• _What the exercise asks_:
Your task is to copy the listing exactly, with the pictures left out.

• _Records with drawing code_:
★ ★ ★ ★ ★

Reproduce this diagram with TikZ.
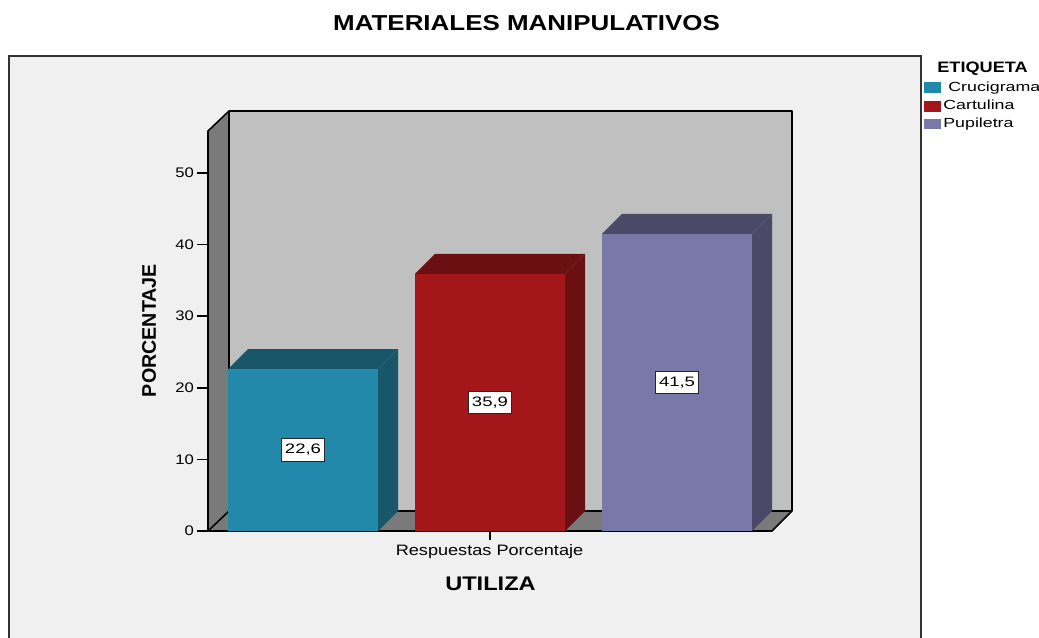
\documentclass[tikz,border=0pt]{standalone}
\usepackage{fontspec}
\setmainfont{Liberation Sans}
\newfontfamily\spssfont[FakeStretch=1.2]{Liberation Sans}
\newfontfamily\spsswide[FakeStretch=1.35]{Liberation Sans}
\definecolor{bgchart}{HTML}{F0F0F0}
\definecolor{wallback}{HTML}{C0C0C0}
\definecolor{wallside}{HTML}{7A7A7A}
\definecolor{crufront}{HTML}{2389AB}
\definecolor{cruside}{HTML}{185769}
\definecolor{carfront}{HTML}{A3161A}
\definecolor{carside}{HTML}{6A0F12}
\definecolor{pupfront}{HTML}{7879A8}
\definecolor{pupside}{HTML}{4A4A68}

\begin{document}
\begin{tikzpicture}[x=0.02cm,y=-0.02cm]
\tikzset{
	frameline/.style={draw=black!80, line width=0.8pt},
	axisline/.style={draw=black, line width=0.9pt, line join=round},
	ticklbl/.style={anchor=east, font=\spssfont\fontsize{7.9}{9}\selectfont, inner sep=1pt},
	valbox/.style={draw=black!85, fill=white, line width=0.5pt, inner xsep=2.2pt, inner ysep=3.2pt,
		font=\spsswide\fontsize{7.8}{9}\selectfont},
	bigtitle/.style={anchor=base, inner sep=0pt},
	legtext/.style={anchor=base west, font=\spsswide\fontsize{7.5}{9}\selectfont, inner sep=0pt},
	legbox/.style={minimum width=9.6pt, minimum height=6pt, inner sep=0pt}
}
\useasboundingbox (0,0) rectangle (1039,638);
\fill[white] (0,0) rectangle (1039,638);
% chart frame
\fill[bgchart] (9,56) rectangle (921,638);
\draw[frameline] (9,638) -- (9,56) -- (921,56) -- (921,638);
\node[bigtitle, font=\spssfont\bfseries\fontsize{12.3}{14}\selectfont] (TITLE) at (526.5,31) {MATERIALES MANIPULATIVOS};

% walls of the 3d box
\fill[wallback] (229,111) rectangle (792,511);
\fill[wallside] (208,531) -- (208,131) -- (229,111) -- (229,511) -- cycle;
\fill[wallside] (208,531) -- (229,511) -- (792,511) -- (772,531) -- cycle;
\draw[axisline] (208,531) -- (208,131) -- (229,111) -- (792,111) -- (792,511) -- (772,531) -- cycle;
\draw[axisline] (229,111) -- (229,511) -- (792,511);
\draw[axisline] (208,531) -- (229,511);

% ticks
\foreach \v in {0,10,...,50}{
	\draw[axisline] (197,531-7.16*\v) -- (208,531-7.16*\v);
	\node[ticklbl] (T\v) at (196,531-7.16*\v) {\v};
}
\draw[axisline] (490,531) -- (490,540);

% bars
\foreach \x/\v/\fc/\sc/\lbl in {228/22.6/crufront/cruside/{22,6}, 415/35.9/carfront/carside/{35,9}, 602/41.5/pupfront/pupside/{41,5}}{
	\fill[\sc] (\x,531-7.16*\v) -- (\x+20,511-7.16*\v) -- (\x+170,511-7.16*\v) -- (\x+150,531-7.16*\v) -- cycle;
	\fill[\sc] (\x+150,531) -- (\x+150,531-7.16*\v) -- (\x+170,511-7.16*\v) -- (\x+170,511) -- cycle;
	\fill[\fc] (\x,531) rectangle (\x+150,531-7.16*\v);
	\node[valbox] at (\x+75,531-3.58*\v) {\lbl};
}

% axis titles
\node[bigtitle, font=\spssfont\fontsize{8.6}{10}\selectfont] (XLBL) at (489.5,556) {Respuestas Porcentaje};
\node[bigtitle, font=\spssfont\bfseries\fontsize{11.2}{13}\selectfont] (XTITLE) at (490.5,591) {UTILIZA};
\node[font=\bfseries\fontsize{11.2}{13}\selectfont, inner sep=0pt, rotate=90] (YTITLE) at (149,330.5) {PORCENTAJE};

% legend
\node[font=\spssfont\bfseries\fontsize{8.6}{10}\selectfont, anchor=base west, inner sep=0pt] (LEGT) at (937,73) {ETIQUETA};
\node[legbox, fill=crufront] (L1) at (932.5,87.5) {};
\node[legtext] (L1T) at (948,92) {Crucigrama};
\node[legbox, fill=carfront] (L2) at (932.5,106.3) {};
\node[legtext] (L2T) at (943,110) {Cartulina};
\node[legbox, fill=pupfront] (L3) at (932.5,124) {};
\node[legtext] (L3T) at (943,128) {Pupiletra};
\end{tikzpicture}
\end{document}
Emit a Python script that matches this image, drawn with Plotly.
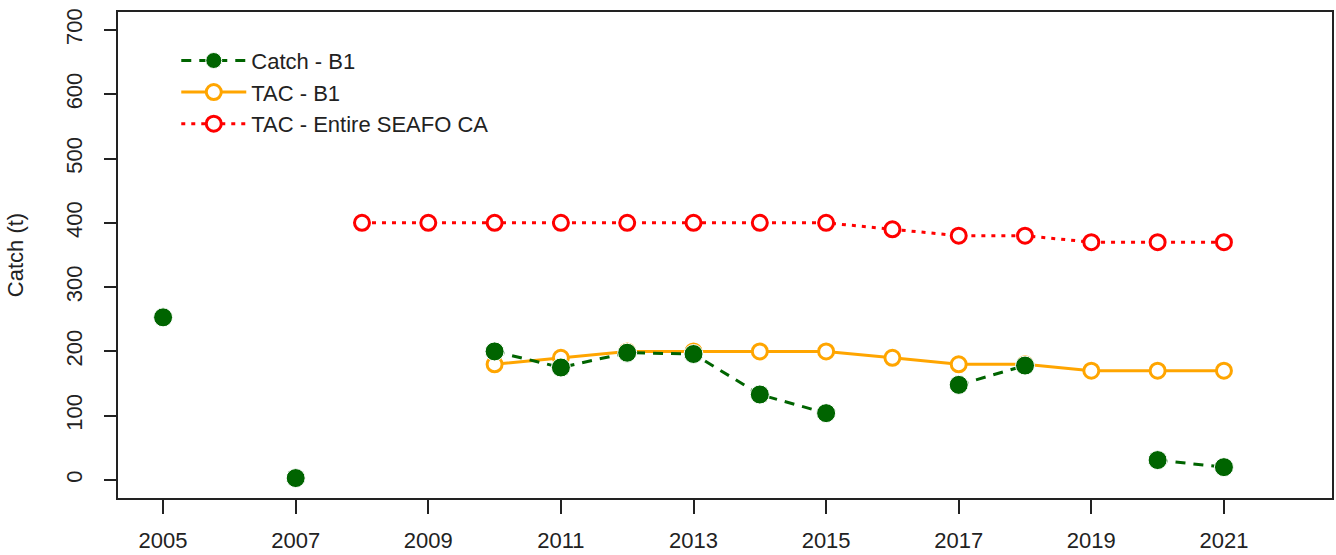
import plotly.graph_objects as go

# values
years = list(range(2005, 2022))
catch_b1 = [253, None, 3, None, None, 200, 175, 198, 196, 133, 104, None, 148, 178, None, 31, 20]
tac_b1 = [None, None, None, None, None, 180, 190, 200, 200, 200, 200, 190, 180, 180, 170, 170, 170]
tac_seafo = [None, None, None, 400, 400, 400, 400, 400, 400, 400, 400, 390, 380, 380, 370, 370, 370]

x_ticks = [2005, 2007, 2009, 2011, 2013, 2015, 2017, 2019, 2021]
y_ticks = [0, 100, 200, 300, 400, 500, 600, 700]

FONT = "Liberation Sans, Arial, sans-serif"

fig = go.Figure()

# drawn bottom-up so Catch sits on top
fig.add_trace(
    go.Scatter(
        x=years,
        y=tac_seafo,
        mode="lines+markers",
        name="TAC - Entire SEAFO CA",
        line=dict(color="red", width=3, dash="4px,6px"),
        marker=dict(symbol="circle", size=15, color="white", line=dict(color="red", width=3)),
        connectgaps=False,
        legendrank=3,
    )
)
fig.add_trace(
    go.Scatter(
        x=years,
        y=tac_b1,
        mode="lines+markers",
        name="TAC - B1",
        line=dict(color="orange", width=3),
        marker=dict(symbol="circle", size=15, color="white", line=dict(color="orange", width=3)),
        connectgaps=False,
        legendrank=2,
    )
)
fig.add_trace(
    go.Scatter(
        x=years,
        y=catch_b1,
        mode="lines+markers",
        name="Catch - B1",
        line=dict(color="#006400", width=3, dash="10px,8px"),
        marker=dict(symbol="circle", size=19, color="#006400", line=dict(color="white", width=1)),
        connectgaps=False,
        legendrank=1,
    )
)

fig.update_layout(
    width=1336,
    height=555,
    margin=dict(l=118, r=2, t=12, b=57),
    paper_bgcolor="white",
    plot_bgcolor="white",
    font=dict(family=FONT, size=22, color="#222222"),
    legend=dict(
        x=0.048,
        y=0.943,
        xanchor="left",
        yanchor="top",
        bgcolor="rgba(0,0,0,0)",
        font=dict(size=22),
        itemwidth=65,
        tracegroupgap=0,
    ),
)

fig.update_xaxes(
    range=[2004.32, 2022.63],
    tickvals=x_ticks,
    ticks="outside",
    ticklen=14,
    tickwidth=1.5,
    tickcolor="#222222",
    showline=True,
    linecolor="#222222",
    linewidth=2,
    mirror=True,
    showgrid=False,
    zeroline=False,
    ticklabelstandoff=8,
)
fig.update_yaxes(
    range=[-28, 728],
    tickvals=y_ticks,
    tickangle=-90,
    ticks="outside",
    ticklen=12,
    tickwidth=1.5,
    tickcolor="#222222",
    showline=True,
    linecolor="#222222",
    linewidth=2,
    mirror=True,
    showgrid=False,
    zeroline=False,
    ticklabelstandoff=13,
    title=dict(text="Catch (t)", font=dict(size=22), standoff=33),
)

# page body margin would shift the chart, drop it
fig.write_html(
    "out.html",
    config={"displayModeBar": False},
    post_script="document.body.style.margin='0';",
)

★ ★ ★ ★ ★

• _Solution to this exercise_:
Reproduce this diagram with TikZ.
\documentclass[tikz,border=0pt]{standalone}
\usepackage{fontspec}
\setmainfont{Liberation Sans}
\newfontfamily\spssfont[FakeStretch=1.2]{Liberation Sans}
\newfontfamily\spsswide[FakeStretch=1.35]{Liberation Sans}
\definecolor{bgchart}{HTML}{F0F0F0}
\definecolor{wallback}{HTML}{C0C0C0}
\definecolor{wallside}{HTML}{7A7A7A}
\definecolor{crufront}{HTML}{2389AB}
\definecolor{cruside}{HTML}{185769}
\definecolor{carfront}{HTML}{A3161A}
\definecolor{carside}{HTML}{6A0F12}
\definecolor{pupfront}{HTML}{7879A8}
\definecolor{pupside}{HTML}{4A4A68}

\begin{document}
\begin{tikzpicture}[x=0.02cm,y=-0.02cm]
\tikzset{
	frameline/.style={draw=black!80, line width=0.8pt},
	axisline/.style={draw=black, line width=0.9pt, line join=round},
	ticklbl/.style={anchor=east, font=\spssfont\fontsize{7.9}{9}\selectfont, inner sep=1pt},
	valbox/.style={draw=black!85, fill=white, line width=0.5pt, inner xsep=2.2pt, inner ysep=3.2pt,
		font=\spsswide\fontsize{7.8}{9}\selectfont},
	bigtitle/.style={anchor=base, inner sep=0pt},
	legtext/.style={anchor=base west, font=\spsswide\fontsize{7.5}{9}\selectfont, inner sep=0pt},
	legbox/.style={minimum width=9.6pt, minimum height=6pt, inner sep=0pt}
}
\useasboundingbox (0,0) rectangle (1039,638);
\fill[white] (0,0) rectangle (1039,638);
% chart frame
\fill[bgchart] (9,56) rectangle (921,638);
\draw[frameline] (9,638) -- (9,56) -- (921,56) -- (921,638);
\node[bigtitle, font=\spssfont\bfseries\fontsize{12.3}{14}\selectfont] (TITLE) at (526.5,31) {MATERIALES MANIPULATIVOS};

% walls of the 3d box
\fill[wallback] (229,111) rectangle (792,511);
\fill[wallside] (208,531) -- (208,131) -- (229,111) -- (229,511) -- cycle;
\fill[wallside] (208,531) -- (229,511) -- (792,511) -- (772,531) -- cycle;
\draw[axisline] (208,531) -- (208,131) -- (229,111) -- (792,111) -- (792,511) -- (772,531) -- cycle;
\draw[axisline] (229,111) -- (229,511) -- (792,511);
\draw[axisline] (208,531) -- (229,511);

% ticks
\foreach \v in {0,10,...,50}{
	\draw[axisline] (197,531-7.16*\v) -- (208,531-7.16*\v);
	\node[ticklbl] (T\v) at (196,531-7.16*\v) {\v};
}
\draw[axisline] (490,531) -- (490,540);

% bars
\foreach \x/\v/\fc/\sc/\lbl in {228/22.6/crufront/cruside/{22,6}, 415/35.9/carfront/carside/{35,9}, 602/41.5/pupfront/pupside/{41,5}}{
	\fill[\sc] (\x,531-7.16*\v) -- (\x+20,511-7.16*\v) -- (\x+170,511-7.16*\v) -- (\x+150,531-7.16*\v) -- cycle;
	\fill[\sc] (\x+150,531) -- (\x+150,531-7.16*\v) -- (\x+170,511-7.16*\v) -- (\x+170,511) -- cycle;
	\fill[\fc] (\x,531) rectangle (\x+150,531-7.16*\v);
	\node[valbox] at (\x+75,531-3.58*\v) {\lbl};
}

% axis titles
\node[bigtitle, font=\spssfont\fontsize{8.6}{10}\selectfont] (XLBL) at (489.5,556) {Respuestas Porcentaje};
\node[bigtitle, font=\spssfont\bfseries\fontsize{11.2}{13}\selectfont] (XTITLE) at (490.5,591) {UTILIZA};
\node[font=\bfseries\fontsize{11.2}{13}\selectfont, inner sep=0pt, rotate=90] (YTITLE) at (149,330.5) {PORCENTAJE};

% legend
\node[font=\spssfont\bfseries\fontsize{8.6}{10}\selectfont, anchor=base west, inner sep=0pt] (LEGT) at (937,73) {ETIQUETA};
\node[legbox, fill=crufront] (L1) at (932.5,87.5) {};
\node[legtext] (L1T) at (948,92) {Crucigrama};
\node[legbox, fill=carfront] (L2) at (932.5,106.3) {};
\node[legtext] (L2T) at (943,110) {Cartulina};
\node[legbox, fill=pupfront] (L3) at (932.5,124) {};
\node[legtext] (L3T) at (943,128) {Pupiletra};
\end{tikzpicture}
\end{document}
Emit a Python script that matches this image, drawn with Plotly.
import plotly.graph_objects as go

# values
years = list(range(2005, 2022))
catch_b1 = [253, None, 3, None, None, 200, 175, 198, 196, 133, 104, None, 148, 178, None, 31, 20]
tac_b1 = [None, None, None, None, None, 180, 190, 200, 200, 200, 200, 190, 180, 180, 170, 170, 170]
tac_seafo = [None, None, None, 400, 400, 400, 400, 400, 400, 400, 400, 390, 380, 380, 370, 370, 370]

x_ticks = [2005, 2007, 2009, 2011, 2013, 2015, 2017, 2019, 2021]
y_ticks = [0, 100, 200, 300, 400, 500, 600, 700]

FONT = "Liberation Sans, Arial, sans-serif"

fig = go.Figure()

# drawn bottom-up so Catch sits on top
fig.add_trace(
    go.Scatter(
        x=years,
        y=tac_seafo,
        mode="lines+markers",
        name="TAC - Entire SEAFO CA",
        line=dict(color="red", width=3, dash="4px,6px"),
        marker=dict(symbol="circle", size=15, color="white", line=dict(color="red", width=3)),
        connectgaps=False,
        legendrank=3,
    )
)
fig.add_trace(
    go.Scatter(
        x=years,
        y=tac_b1,
        mode="lines+markers",
        name="TAC - B1",
        line=dict(color="orange", width=3),
        marker=dict(symbol="circle", size=15, color="white", line=dict(color="orange", width=3)),
        connectgaps=False,
        legendrank=2,
    )
)
fig.add_trace(
    go.Scatter(
        x=years,
        y=catch_b1,
        mode="lines+markers",
        name="Catch - B1",
        line=dict(color="#006400", width=3, dash="10px,8px"),
        marker=dict(symbol="circle", size=19, color="#006400", line=dict(color="white", width=1)),
        connectgaps=False,
        legendrank=1,
    )
)

fig.update_layout(
    width=1336,
    height=555,
    margin=dict(l=118, r=2, t=12, b=57),
    paper_bgcolor="white",
    plot_bgcolor="white",
    font=dict(family=FONT, size=22, color="#222222"),
    legend=dict(
        x=0.048,
        y=0.943,
        xanchor="left",
        yanchor="top",
        bgcolor="rgba(0,0,0,0)",
        font=dict(size=22),
        itemwidth=65,
        tracegroupgap=0,
    ),
)

fig.update_xaxes(
    range=[2004.32, 2022.63],
    tickvals=x_ticks,
    ticks="outside",
    ticklen=14,
    tickwidth=1.5,
    tickcolor="#222222",
    showline=True,
    linecolor="#222222",
    linewidth=2,
    mirror=True,
    showgrid=False,
    zeroline=False,
    ticklabelstandoff=8,
)
fig.update_yaxes(
    range=[-28, 728],
    tickvals=y_ticks,
    tickangle=-90,
    ticks="outside",
    ticklen=12,
    tickwidth=1.5,
    tickcolor="#222222",
    showline=True,
    linecolor="#222222",
    linewidth=2,
    mirror=True,
    showgrid=False,
    zeroline=False,
    ticklabelstandoff=13,
    title=dict(text="Catch (t)", font=dict(size=22), standoff=33),
)

# page body margin would shift the chart, drop it
fig.write_html(
    "out.html",
    config={"displayModeBar": False},
    post_script="document.body.style.margin='0';",
)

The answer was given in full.